População viveu dois dias de verdadeiro inferno

Na memória dos habitantes de Casegas ainda estava o incêndio de há 14 anos. Mas ao fim da tarde da passada quinta-feira, quando as chamas já assomavam numa zona muito próxima do casario, a população temia o pior e recordou o inferno vivido naquele Verão. Alarmados, os populares pareciam adivinhar a noite negra que acabaram por viver. «Esta noite não vamos dormir», previa Gonçalo Araújo, um jovem de 22 anos.
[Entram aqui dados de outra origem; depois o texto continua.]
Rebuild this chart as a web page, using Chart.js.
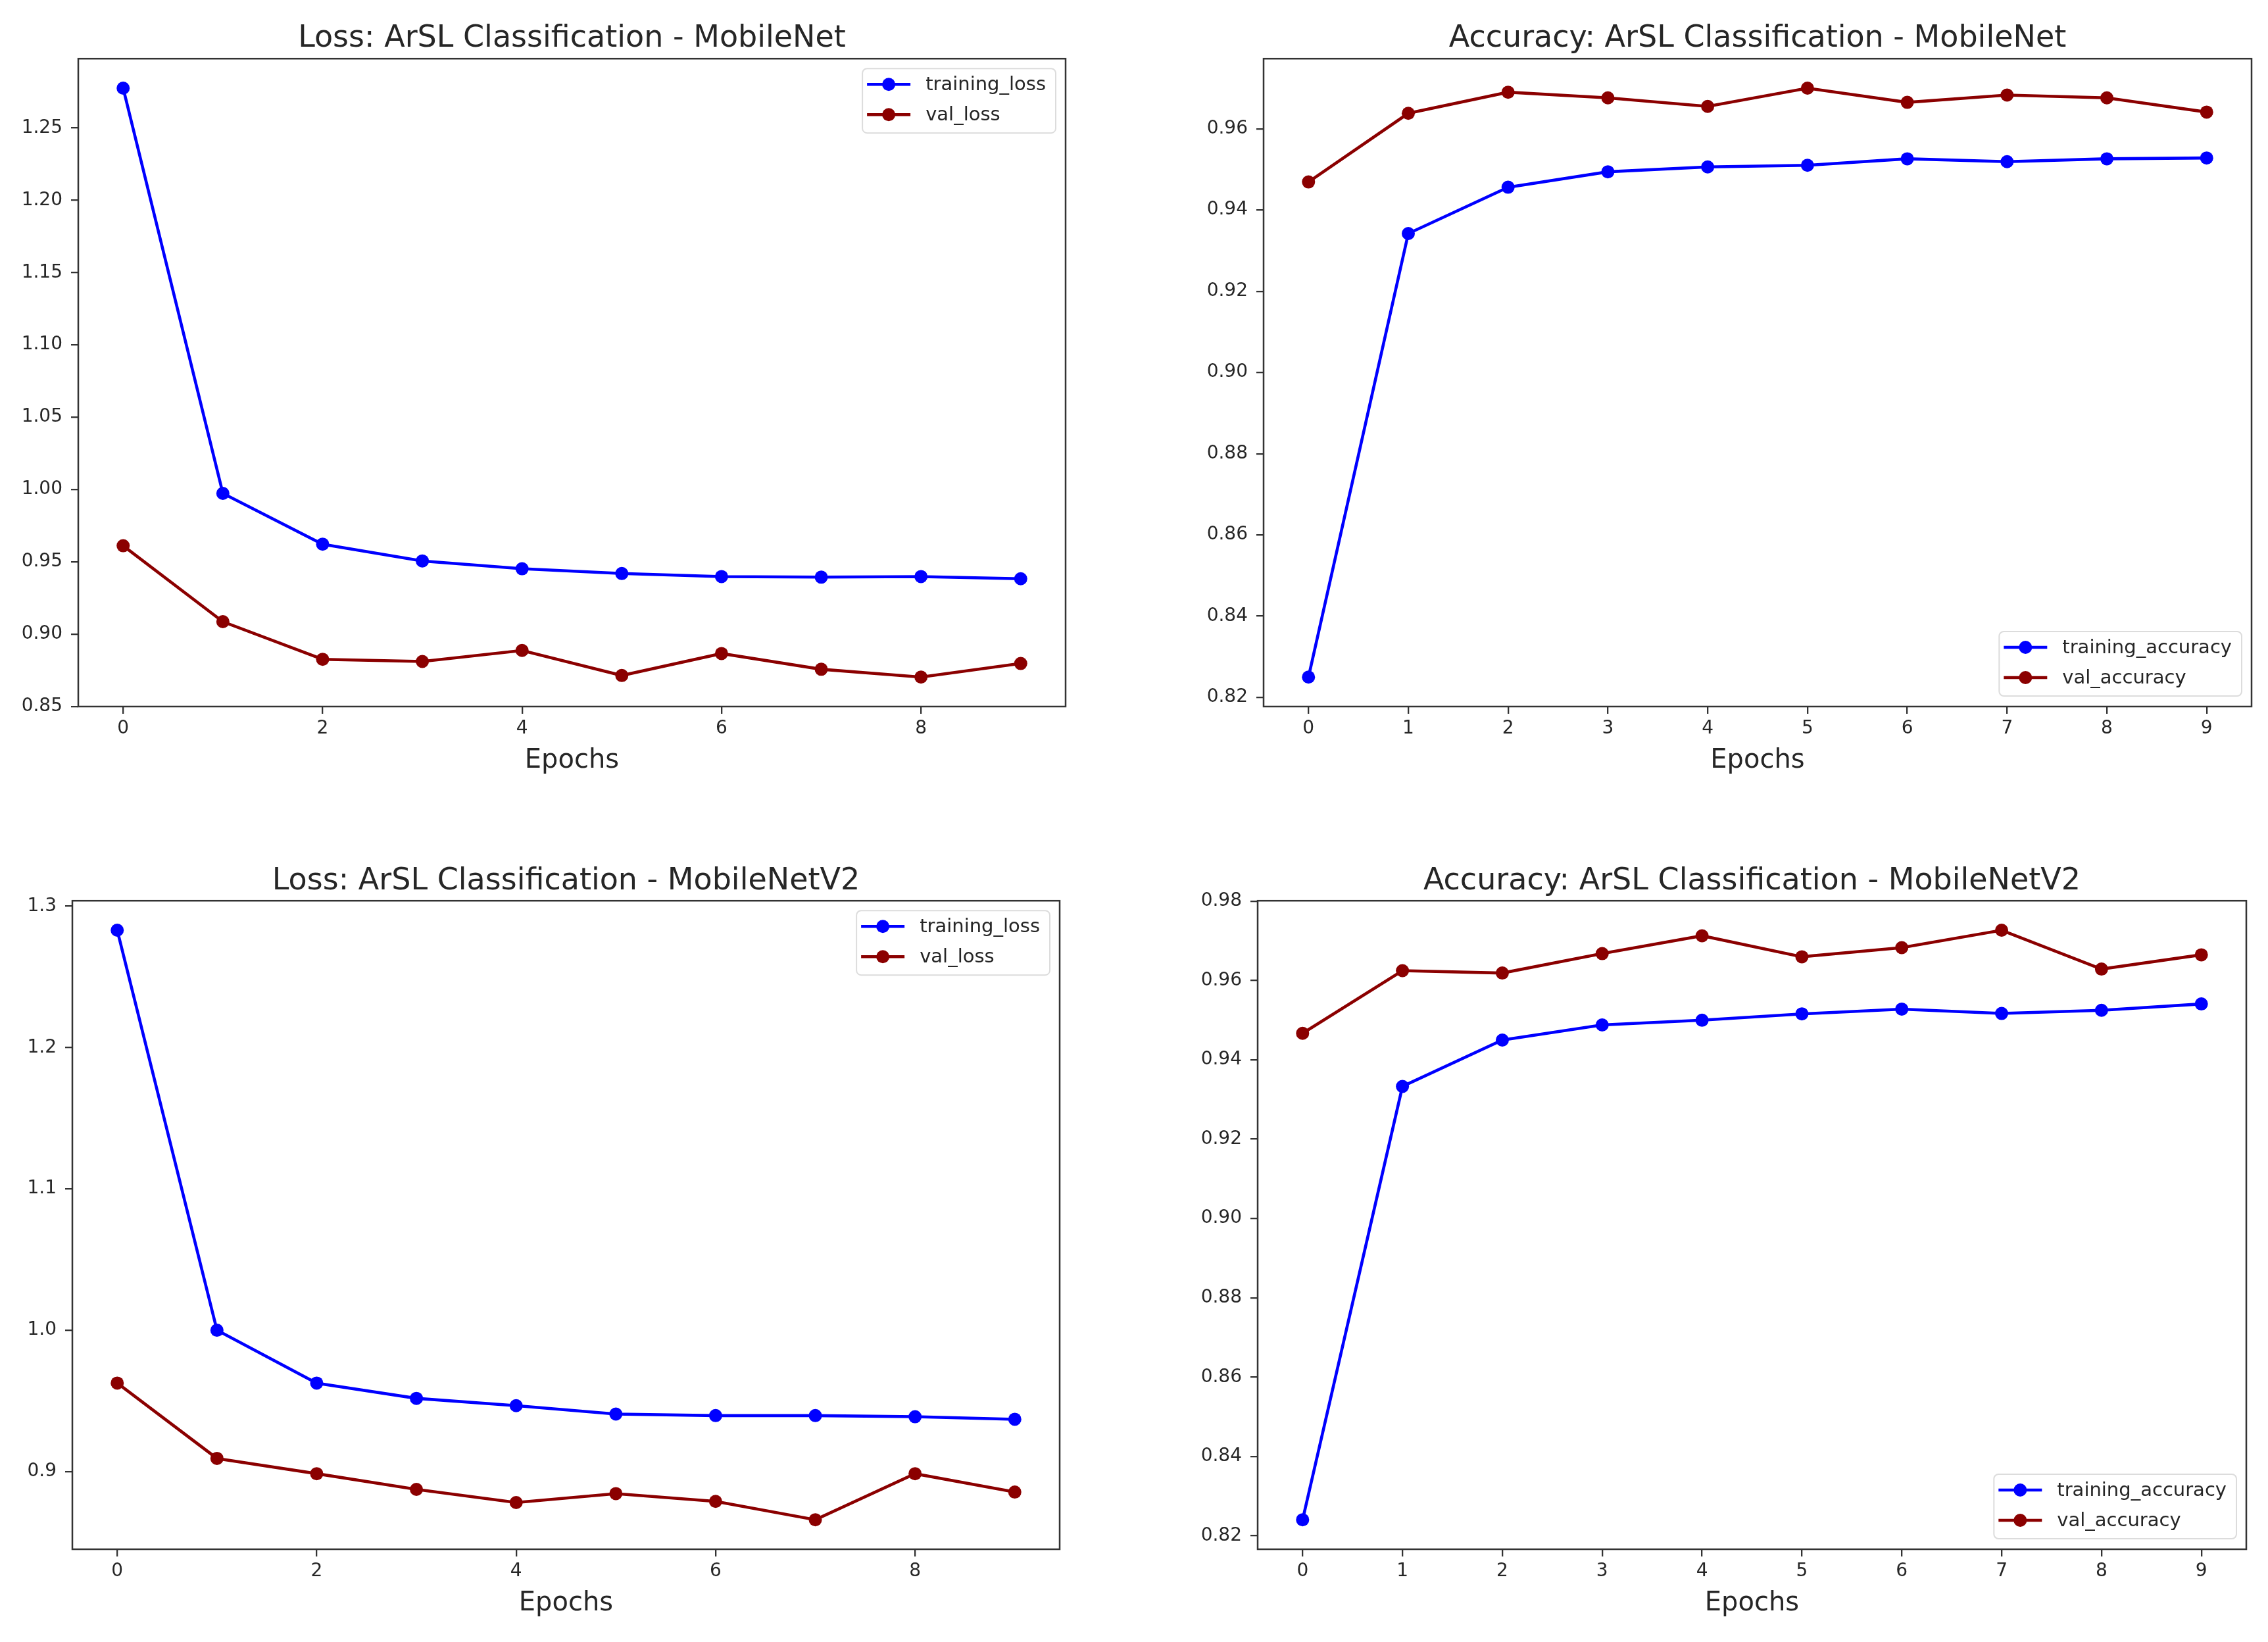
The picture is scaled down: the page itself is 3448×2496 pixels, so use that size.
<!DOCTYPE html>
<html>
<head>
<meta charset="utf-8">
<script src="https://cdn.jsdelivr.net/npm/chart.js@4.4.1/dist/chart.umd.min.js"></script>
<style>
  html, body { margin: 0; padding: 0; background: #fff; }
  body { width: 3448px; height: 2496px; position: relative; overflow: hidden; }
  canvas { position: absolute; }
</style>
</head>
<body>
<canvas id="lossV1" width="1724" height="1248" style="left:0;top:0"></canvas>
<canvas id="accV1" width="1724" height="1248" style="left:1724px;top:0"></canvas>
<canvas id="lossV2" width="1724" height="1248" style="left:0;top:1248px"></canvas>
<canvas id="accV2" width="1724" height="1248" style="left:1724px;top:1248px"></canvas>
<script>
// epochs on the x axis
const epochs = [0, 1, 2, 3, 4, 5, 6, 7, 8, 9];
const xTicksEven = [0, 2, 4, 6, 8];
const xTicksAll = [0, 1, 2, 3, 4, 5, 6, 7, 8, 9];

// MobileNet
const trainLossV1 = [1.2775, 0.9973, 0.9622, 0.9506, 0.9452, 0.9419, 0.9398, 0.9394, 0.9398, 0.9383];
const valLossV1 = [0.9611, 0.9086, 0.8826, 0.8811, 0.8887, 0.8714, 0.8866, 0.8757, 0.8703, 0.8797];
const trainAccV1 = [0.825, 0.9342, 0.9456, 0.9494, 0.9506, 0.951, 0.9526, 0.9519, 0.9526, 0.9528];
const valAccV1 = [0.9469, 0.9638, 0.969, 0.9676, 0.9655, 0.970, 0.9665, 0.9683, 0.9676, 0.9641];

// MobileNetV2
const trainLossV2 = [1.283, 1.000, 0.9626, 0.9518, 0.9466, 0.9407, 0.9396, 0.9396, 0.9388, 0.937];
const valLossV2 = [0.9626, 0.9093, 0.8985, 0.8874, 0.8781, 0.8844, 0.8789, 0.8659, 0.8985, 0.8855];
const trainAccV2 = [0.824, 0.9333, 0.945, 0.9488, 0.950, 0.9516, 0.9528, 0.9517, 0.9525, 0.9541];
const valAccV2 = [0.9467, 0.9625, 0.9619, 0.9668, 0.9713, 0.966, 0.9683, 0.9727, 0.9629, 0.9665];

// y tick labels
const lossTicksV1 = [0.85, 0.90, 0.95, 1.00, 1.05, 1.10, 1.15, 1.20, 1.25];
const accTicksV1 = [0.82, 0.84, 0.86, 0.88, 0.90, 0.92, 0.94, 0.96];
const lossTicksV2 = [0.9, 1.0, 1.1, 1.2, 1.3];
const accTicksV2 = [0.82, 0.84, 0.86, 0.88, 0.90, 0.92, 0.94, 0.96, 0.98];

const FONT = "'DejaVu Sans', sans-serif";
const TEXT = '#262626';
const SPINE = '#333333';

// frame around the plot area, like matplotlib spines
const framePlugin = {
  id: 'frame',
  afterDatasetsDraw(chart) {
    const a = chart.chartArea;
    const ctx = chart.ctx;
    ctx.save();
    ctx.strokeStyle = SPINE;
    ctx.lineWidth = 2.5;
    ctx.strokeRect(a.left, a.top, a.right - a.left, a.bottom - a.top);
    ctx.restore();
  }
};

// legend box drawn inside the axes
const mplLegend = {
  id: 'mplLegend',
  afterDraw(chart, args, opts) {
    const a = chart.chartArea;
    const ctx = chart.ctx;
    const sets = chart.data.datasets;
    ctx.save();
    ctx.font = '29px ' + FONT;
    let textW = 0;
    sets.forEach(ds => { textW = Math.max(textW, ctx.measureText(ds.label).width); });
    const w = 96 + textW + 15;
    const h = 98;
    const x = a.right - 15 - w;
    const y = opts.loc === 'lower right' ? a.bottom - 16 - h : a.top + 15;

    ctx.fillStyle = 'rgba(255,255,255,0.8)';
    ctx.strokeStyle = '#dcdcdc';
    ctx.lineWidth = 2;
    ctx.beginPath();
    ctx.roundRect(x, y, w, h, 7);
    ctx.fill();
    ctx.stroke();

    sets.forEach((ds, i) => {
      const ry = y + 24 + i * 46;
      ctx.strokeStyle = ds.borderColor;
      ctx.lineWidth = 4.6;
      ctx.beginPath();
      ctx.moveTo(x + 7, ry);
      ctx.lineTo(x + 73, ry);
      ctx.stroke();
      ctx.fillStyle = ds.borderColor;
      ctx.beginPath();
      ctx.arc(x + 40, ry, 10, 0, Math.PI * 2);
      ctx.fill();
      ctx.fillStyle = TEXT;
      ctx.textBaseline = 'middle';
      ctx.textAlign = 'left';
      ctx.fillText(ds.label, x + 96, ry + 1);
    });
    ctx.restore();
  }
};

function series(label, values, color) {
  return {
    label: label,
    data: values.map((v, i) => ({ x: epochs[i], y: v })),
    borderColor: color,
    backgroundColor: color,
    borderWidth: 4.6,
    pointRadius: 10,
    pointBorderWidth: 0,
    pointBackgroundColor: color,
    tension: 0
  };
}

function makeChart(id, cfg) {
  const all = cfg.train.concat(cfg.val);
  const lo = Math.min(...all);
  const hi = Math.max(...all);
  const m = (hi - lo) * 0.05;

  const ctx = document.getElementById(id).getContext('2d');
  return new Chart(ctx, {
    type: 'line',
    data: {
      datasets: [
        series(cfg.names[0], cfg.train, '#0000ff'),
        series(cfg.names[1], cfg.val, '#8b0000')
      ]
    },
    options: {
      responsive: false,
      animation: false,
      devicePixelRatio: 1,
      layout: { padding: cfg.padding },
      plugins: {
        legend: { display: false },
        tooltip: { enabled: false },
        title: {
          display: true,
          text: cfg.title,
          fullSize: false,
          color: TEXT,
          font: { family: FONT, size: 46, weight: 'normal', lineHeight: 1.2 },
          padding: { top: 0, bottom: cfg.titleGap }
        },
        mplLegend: { loc: cfg.legendLoc }
      },
      scales: {
        x: {
          type: 'linear',
          min: -0.45,
          max: 9.45,
          afterBuildTicks: s => { s.ticks = cfg.xTicks.map(v => ({ value: v })); },
          afterFit: s => { s.height = 120; },
          grid: { display: true, drawOnChartArea: false, drawTicks: true, tickLength: 11, color: SPINE, lineWidth: 2.3 },
          border: { display: false },
          ticks: { color: TEXT, padding: 6, font: { family: FONT, size: 28 }, maxRotation: 0, autoSkip: false },
          title: {
            display: true,
            text: 'Epochs',
            color: TEXT,
            font: { family: FONT, size: 40, lineHeight: 1.2 },
            padding: { top: 0, bottom: 13 }
          }
        },
        y: {
          min: lo - m,
          max: hi + m,
          afterBuildTicks: s => { s.ticks = cfg.yTicks.map(v => ({ value: v })); },
          afterFit: s => { s.width = 110; },
          grid: { display: true, drawOnChartArea: false, drawTicks: true, tickLength: 11, color: SPINE, lineWidth: 2.3 },
          border: { display: false },
          ticks: {
            color: TEXT,
            padding: 13,
            autoSkip: false,
            font: { family: FONT, size: 28 },
            callback: v => v.toFixed(cfg.decimals)
          }
        }
      }
    },
    plugins: [framePlugin, mplLegend]
  });
}

makeChart('lossV1', {
  title: 'Loss: ArSL Classification - MobileNet',
  names: ['training_loss', 'val_loss'],
  train: trainLossV1, val: valLossV1,
  xTicks: xTicksEven, yTicks: lossTicksV1, decimals: 2,
  legendLoc: 'upper right',
  padding: { left: 9, right: 104, top: 31, bottom: 54 },
  titleGap: 3
});

makeChart('accV1', {
  title: 'Accuracy: ArSL Classification - MobileNet',
  names: ['training_accuracy', 'val_accuracy'],
  train: trainAccV1, val: valAccV1,
  xTicks: xTicksAll, yTicks: accTicksV1, decimals: 2,
  legendLoc: 'lower right',
  padding: { left: 87, right: 25, top: 31, bottom: 54 },
  titleGap: 3
});

makeChart('lossV2', {
  title: 'Loss: ArSL Classification - MobileNetV2',
  names: ['training_loss', 'val_loss'],
  train: trainLossV2, val: valLossV2,
  xTicks: xTicksEven, yTicks: lossTicksV2, decimals: 1,
  legendLoc: 'upper right',
  padding: { left: 0, right: 113, top: 64, bottom: 21 },
  titleGap: 2
});

makeChart('accV2', {
  title: 'Accuracy: ArSL Classification - MobileNetV2',
  names: ['training_accuracy', 'val_accuracy'],
  train: trainAccV2, val: valAccV2,
  xTicks: xTicksAll, yTicks: accTicksV2, decimals: 2,
  legendLoc: 'lower right',
  padding: { left: 78, right: 33, top: 64, bottom: 21 },
  titleGap: 2
});
</script>
</body>
</html>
O inferno começou a ser vivido por volta das 18 horas. Apática, a população foi assistindo à destruição de alguns campos agrícolas mais próximos das habitações. No local, encontrava-se apenas uma viatura com seis bombeiros de Penamacor, que não tiveram mãos a medir à medida que se foi desenhando o pior cenário possível à volta de Casegas. Por essa altura, Purificação Faustino temia o pior. As chamas aproximavam-se a passos largos da sua habitação, um pouco afastada do restante aglomerado. A população uniu-se e, de imediato, acorreu ao local, munidos de pás e enxadas, para ajudar os bombeiros. Uma coluna de voluntários de Évora chegou por volta das 21 horas e também não teve mãos a medir. Pouco depois, a povoação estava praticamente cercada pelas chamas. «Isto é o inferno», gritavam os populares. Em perigo estiveram dezenas de habitações e o lar de idosos. Uma das residentes não ganhou para o susto quando as chamas ameaçaram destruir a sua casa e teve que ser transportada para o hospital. Muitos dos “soldados da paz” ali presentes já vinham de outros fogos no país e o cansaço, a par da manifesta insuficiência de meios, dificultaram em muito o seu trabalho.

Por volta das quatro da manhã, o fogo ganhou novos contornos, tendo acabado por ser controlado já de madrugada. Porém, na sexta-feira, o cenário descontrolou-se uma vez mais. O calor excessivo e o vento que se fez sentir contribuiu para o agravamento da situação. A estrada de acesso à povoação, pela aldeia do Ourondo, esteve cortada e as linhas telefónicas não resistiram às chamas. As acessibilidades dificultaram as operações dos bombeiros e da Protecção Civil. Chegou a ser posta a hipótese de colocar no terreno uma máquina vinda de Castelo Branco, mas não cabia na ponte de acesso a Casegas. Nessa tarde, chegou uma coluna de bombeiros de Sintra. No entanto, as chamas adquiriram uma dimensão imprevisível e, a dado momento, voluntários e popular tiveram inclusivamente de fugir. «Nunca tive tanto medo na vida», garante o jovem Gonçalo, que se encontrava a ajudar os “soldados da paz” nesse preciso momento, acrescentando que «já tinha presenciado outros incêndios e nunca tinha visto os bombeiros a fugir das chamas». Entretanto, a população juntou esforços para apoiar os voluntários no combate ao fogo, cedendo-lhes mantimentos e leite. A padaria ofereceu-lhes um lanche de 90 sandes, mas a onda de solidariedade não se ficou por aqui e foi mesmo necessário consolar vizinhos e amigos.

No final do dia, e depois de extinto o incêndio, a população fez as contas e concluiu ter perdido a quase totalidade dos campos de cultivo (rendimento de muitos dos residentes), tendo ainda ardido vários palheiros e quintais de habitações. Luís Pinto Pedro perdeu um rebanho com mais de 40 cabras, o seu principal sustento, uma mula e duas casas. «Quem pôs o fogo devia ser queimado vivo», atira. Quando ao seu futuro, diz apenas: «Agora é apertar o cinto! Anda uma pessoa a poupar e a trabalhar a vida inteira para depois arder tudo», lamenta-se. A revolta é agora a palavra de ordem em Casegas, sobretudo no que toca à actividade da Junta e da Câmara. «Não existia ninguém a indicar caminhos e a apoiar os bombeiros», acusa Gonçalo Araújo. «Os apoios vieram apenas de privados, cada um deu aquilo que pôde», garante. E se todos os habitantes de Casegas recordavam o pesadelo de há 14 anos, hoje ouve-se ali dizer que desta vez foi bem pior: «Nunca passámos por situação igual», garantem os residentes.